Summing of field elements. Weighting algorithm.

This algorithm has the same principle as work of pipeline vertical summator. Summing of field elements is performed for source filed INF with capacity INCAP. We need to sum with shift INCAP partial sums ( weights ), calculated as quantities of on-bits in slices of source field. For this purpose auxiliary filed SUM is formed in which first INCAP elements are "weights", shifted by necessary number of bits ( lower bits of weights are placed along main diagonal of field ), other elements are zeroes. This way in SUM field all bits below main diagonal are zeroes and bits above diagonal are equal to zero if they are placed far than LOG2 N positions to it ( N number of filed elements ).
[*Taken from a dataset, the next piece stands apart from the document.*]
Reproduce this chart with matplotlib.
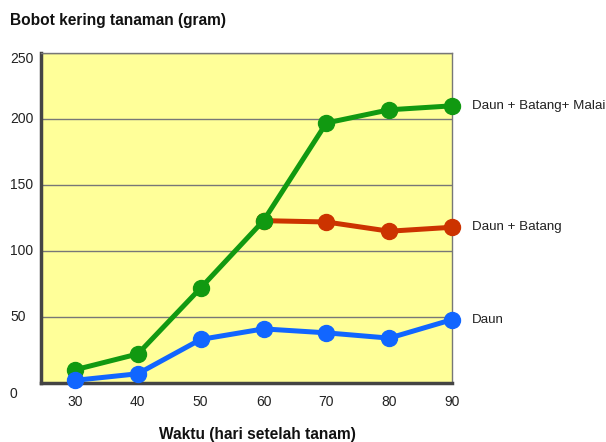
import matplotlib
matplotlib.use("Agg")
from matplotlib import pyplot as plt
import matplotlib.transforms as mtransforms

plt.rcParams['font.family'] = ['Liberation Sans', 'DejaVu Sans']

hari = [30, 40, 50, 60, 70, 80, 90]
daun_batang_malai = [10, 22, 72, 123, 197, 207, 210]
hari_batang = [60, 70, 80, 90]
daun_batang = [123, 122, 115, 118]
daun = [2, 7, 33, 41, 38, 34, 48]
y_ticks = [0, 50, 100, 150, 200, 250]

fig = plt.figure(figsize=(6.06, 4.42), dpi=100)
ax = fig.add_axes([0.0677, 0.1335, 0.746 - 0.0677, 0.880 - 0.1335])
ax.set_facecolor('#ffff99')

ax.plot(hari_batang, daun_batang, color='#cc3300', lw=3.6, marker='o', ms=11.5,
        zorder=3, clip_on=False)
ax.plot(hari, daun_batang_malai, color='#119911', lw=3.6, marker='o', ms=11.5,
        zorder=4, clip_on=False)
ax.plot(hari, daun, color='#1166ff', lw=3.6, marker='o', ms=11.5,
        zorder=5, clip_on=False)

ax.set_xlim(24.6, 90)
ax.set_ylim(0, 250)
for y in y_ticks[1:]:
    ax.axhline(y, color='#777777', lw=1, zorder=1)

for s in ['top', 'right']:
    ax.spines[s].set_color('#777777')
    ax.spines[s].set_linewidth(1)
for s in ['left', 'bottom']:
    ax.spines[s].set_color('#444444')
    ax.spines[s].set_linewidth(2.5)

ax.tick_params(length=0)
ax.set_xticks(hari)
ax.set_xticklabels([str(h) for h in hari], fontsize=10, color='#222222')
ax.tick_params(axis='x', pad=9)
ax.set_yticks([])

# y labels sit left of the axis, the outer ones a bit lower
trans = mtransforms.blended_transform_factory(fig.transFigure, ax.transData)
for y in y_ticks:
    dy = {0: -11, 250: -6}.get(y, 0) * 0.72
    ax.annotate(str(y), xy=(10 / 606, y), xycoords=trans, xytext=(0, dy),
                textcoords='offset points', ha='left', va='center',
                fontsize=10, color='#222222', annotation_clip=False)

# labels at the end of each line
ax.text(472 / 606, daun_batang_malai[-1], 'Daun + Batang+ Malai', transform=trans,
        fontsize=9.6, va='center', ha='left', color='#222222')
ax.text(472 / 606, daun_batang[-1], 'Daun + Batang', transform=trans,
        fontsize=9.6, va='center', ha='left', color='#222222')
ax.text(472 / 606, daun[-1], 'Daun', transform=trans,
        fontsize=9.6, va='center', ha='left', color='#222222')

fig.text(10 / 606, 1 - 20 / 442, 'Bobot kering tanaman (gram)', fontsize=11.2,
         fontweight='bold', va='center', ha='left', color='#111111')
fig.text(257 / 606, 1 - 435 / 442, 'Waktu (hari setelah tanam)', fontsize=11.2,
         fontweight='bold', va='center', ha='center', color='#111111')

plt.savefig('out.png', dpi=100)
If we take the SUM filed as source and continue to repeat this procedure than as a result all bits will be zeroes except main diagonal - this number will be the result of whole operation

procedure SUMF2( refer slice outs, inf[ ]; index incap );

const

maxincap = 32,

orf = 14;{ Slicelen = N - quantity of filed elements }

index

outcap, flag, i, w[ maxincap + lg2 Slicelen ];

slice

sum[ ];

begin

outcap := incap + lg2 Slicelen;{ Result capacity }

slice sum[ outcap ];

for i := 0 to outcap-1 do{ Initialization of field sum }

begin

if i < incap then COPY( sum[ i ], inf[ i ] ) else CLEAR( sum[ i ] );

end;

flag := 1;

while flag <> 0 do{ Work until weight of each slice will decrease to 1 }

begin

flag := 0;

for i := 0 to outcap-1 do{ Write weights to array w }

begin

WEIGHT( sum[ i ], w[ i ] );{ Weight slice }

CLEAR( sum[ i ] );{ Clear }

if w[ i ] > 1 then flag := 1{ Check convergence }

end;

for i := 0 to outcap-1 do{ Put weights in field }

begin

CLEAR( Y );

MOVSCALAR( Y, w[ i ] );{ Put w in Y }

ROT( Y, Y, i );{ Shift }

SETWORD( sum[ 0 ], Y, i ){ Writing with rotation }

end

end;

CLEAR( outs );{ Get result from main diagonal }

for i := 0 to outcap-1 do LOGF( outs, outs, sum[ i ], orf );

end;{ End of SUMF2 }